Hamburg: Die Götheborg of Sweden zu Besuch in der Hansestadt

 

Eine Reise in die Vergangeinheit

 

Es war für mich eine sensationelle Meldung, als es im Mai 2023 hieß, dass die Götheborg of Sweden die Hansestadt Hamburg für drei Tage besucht und man während dieses Aufenthalts das Schiff auch besichtigen kann. Schon lange wollte ich dieses Schiff mal live sehen. 

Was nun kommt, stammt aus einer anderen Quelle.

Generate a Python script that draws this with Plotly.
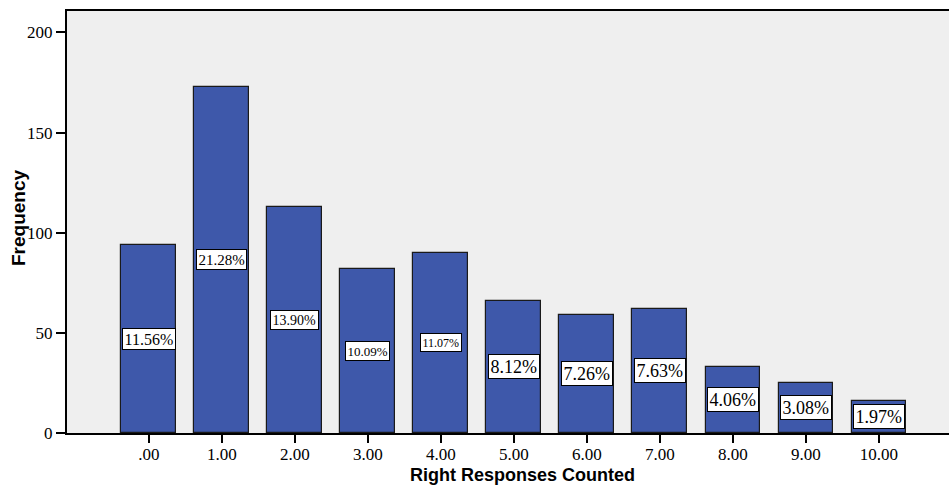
import plotly.graph_objects as go

categories = [".00", "1.00", "2.00", "3.00", "4.00", "5.00", "6.00", "7.00", "8.00", "9.00", "10.00"]
frequencies = [94, 173, 113, 82, 90, 66, 59, 62, 33, 25, 16]
y_ticks = [0, 50, 100, 150, 200]

label_font_sizes = [16, 15, 14, 13, 12, 18, 18, 18, 18, 18, 18]

total = sum(frequencies)
xpos = list(range(len(categories)))
pct_labels = [f"{v / total * 100:.2f}%" for v in frequencies]

W, H = 949, 488
L, T, B = 67, 11, 488 - 433
plot_w = W - L
plot_h = H - T - B

fig = go.Figure()
fig.add_trace(go.Bar(
    x=xpos, y=frequencies, width=0.75,
    marker=dict(color="rgb(62,88,170)", line=dict(color="#1a1a1a", width=1.2)),
    hoverinfo="skip",
))

for x, v, t, fs in zip(xpos, frequencies, pct_labels, label_font_sizes):
    fig.add_annotation(
        x=x, y=v / 2, text=t, showarrow=False,
        font=dict(family="Liberation Serif", size=fs, color="black"),
        bgcolor="white", bordercolor="black", borderwidth=1, borderpad=1.5,
        xanchor="center", yanchor="middle",
    )

fig.add_annotation(
    xref="paper", yref="paper", x=(522 - 67) / plot_w, y=-(475 - 433) / plot_h,
    text="<b>Right Responses Counted</b>", showarrow=False,
    font=dict(family="Liberation Sans", size=18, color="black"),
    xanchor="center", yanchor="middle",
)
fig.add_annotation(
    xref="paper", yref="paper", x=-(67 - 18) / plot_w, y=(433 - 218) / plot_h,
    text="<b>Frequency</b>", showarrow=False, textangle=-90,
    font=dict(family="Liberation Sans", size=19, color="black"),
    xanchor="center", yanchor="middle",
)

fig.update_layout(
    width=W, height=H,
    margin=dict(l=L, r=0, t=T, b=B, autoexpand=False),
    paper_bgcolor="white", plot_bgcolor="rgb(239,239,239)",
    showlegend=False, bargap=0,
    xaxis=dict(
        range=[-1.12, 10.96], tickvals=xpos, ticktext=categories,
        showgrid=False, zeroline=False,
        showline=True, linecolor="black", linewidth=2, mirror=True,
        ticks="outside", ticklen=8, tickwidth=1.5, tickcolor="black",
        ticklabelstandoff=-3,
        tickfont=dict(family="Liberation Serif", size=17, color="black"),
        fixedrange=True, automargin=False,
    ),
    yaxis=dict(
        range=[0, 210.7], tickvals=y_ticks,
        showgrid=False, zeroline=False,
        showline=True, linecolor="black", linewidth=2,
        ticks="outside", ticklen=9, tickwidth=1.5, tickcolor="black",
        tickfont=dict(family="Liberation Serif", size=17, color="black"),
        fixedrange=True, automargin=False,
    ),
)

fig.write_html(
    "out.html",
    config={"displayModeBar": False},
    post_script="document.body.style.margin='0';document.body.style.overflow='hidden';",
)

1995 als 1:1-Kopie des Originals aus dem Jahr 1738 auf Kiel gelegt, wurde es 2004 getauft und absolvierte von 2005 bis 2007 seine Jungfernfahrt nach China und zurück nach Schweden. Seit dem schippert dieser Nachbau eines Schiffes der Schwedischen Ostindien-Kompanie über die Weltmeere. Bei ihrem Bau wurden die alten Bautechniken verwendet, über die damals verwendeten Holzarten und handgeschmiedete Nägel und natürlich selbst geschlagene Hanftaue bis hin zum Kalfatern mit Teer und und und. Ja, es gibt natürlich auch moderne Elemente an Bord - ohne diese dürfte ein solches Schiff nicht auf See. Aber die Ruderanlage zum Beispiel ist wie beim Original, ohne jegliche hydraulische Verstärkung. Bei einem ordentlichen Püster stehen da schon mal vier Mann am Rad.

Es ist das größte holzgeplankte aktive Segelschiff der Welt. Schon der Anblick des Rumpfes war faszinierend. Das Holz verwittert, Teer quoll aus den Stößen, man sieht, wo repariert wurde. Das Unterwasserschiff nicht gekupfert, sondern nur mit Bleiweiß gestrichen. Farbanstriche nur wenig, die Heckgalerie ja, der übliche Zierstreifen rundrum, in den schwedischen Farben, ansonsten nur das nackte, blanke Holz. 

Als Modellbauer schaut man ja noch ganz anders auf so einen Zeitzeugen. Und hier bestätigt sich das, was wir sowieso schon wussten: Modellbauer bauen viel zu schön. Beispiel die Rüst- und Wantjungfern: Wir Modellbauer achten darauf, dass die Wantjungfern auch ja in einer waagerechten Linie zueinander stehen. Klar doch - wenn das Schiff frisch aus der Werft kommt vielleicht. Aber dann eben nicht mehr - warum auch? Hanftaue sind ein Naturprodukt, das arbeitet, dehnt sich aus, zieht sich zusammen, reagiert auf Wetter, Luftfeuchtigkeit, Temperatur. Tja, und dann sehen die Rüsten eben so aus wie bei diesem Schiff, und so manchen Modellbauer graust es.

Was an Bord sofort präsent war, war dieser wunderbare Duft nach Teer und Holz. Spätestens jetzt fühlte man sich um dreihundert Jahre zurück in die Zeit katapultiert. Gänsehaut pur. Und alles, was man sah, war so authentisch, so... richtig! Die gebauten Masten, die Wuhlinge, die Beiboote, die vielen Details in der Takelage. Diese vielen Details! Ich habe unglaublich viele Bilder gemacht, aber in erster Linie "mit den Augen fotografiert", die Eindrücke tief eingesogen, um sie nicht zu vergessen. Das Ankerspill wird auch wirklich zum Hieven der Anker benutzt. Das Koppelbrett lag dann plötzlich auf dem Spillkopf, hochinteressant. 

Egal ob an Deck oder unter Deck - es gab unglaublich viel zu entdecken und zu bestaunen, wobei man unter Deck nur einen kleinen Teil besichtigen konnte, da, wie erwähnt, die Götheborg of Sweden kein Museum, sondern ein normal im Dienst stehendes Segelschiff mit einer großen Besatzung ist, deren persönliche Bereiche nicht der Öffentlichkeit gezeigt werden. 

 

Nun ja, auch hier hieß es natürlich wieder: "Geh ans Ruder, Bonden!"

 

(Die Tradition dieser Seite fordert zum Schluss dieses Bild regelrecht heraus.) 

 

Der bzw. die Rudergänger standen hier übrigens unter dem Achterdeck und hatten keine Sicht auf das, was vor, neben und hinter dem Schiff passierte. Die entsprechenden Kommandos kamen vom Steuermann oder einem anderen dazu befugten Vorgesetzten auf dem Achterdeck.

 

Der Besuch auf der Götheborg of Sweden war ein echtes Highlight. Gelebte Geschichte, Schiffsbaukunst zum Anfassen, und das Fernweh und die Sehnsucht nach Wind und Wellen gab es gratis dazu.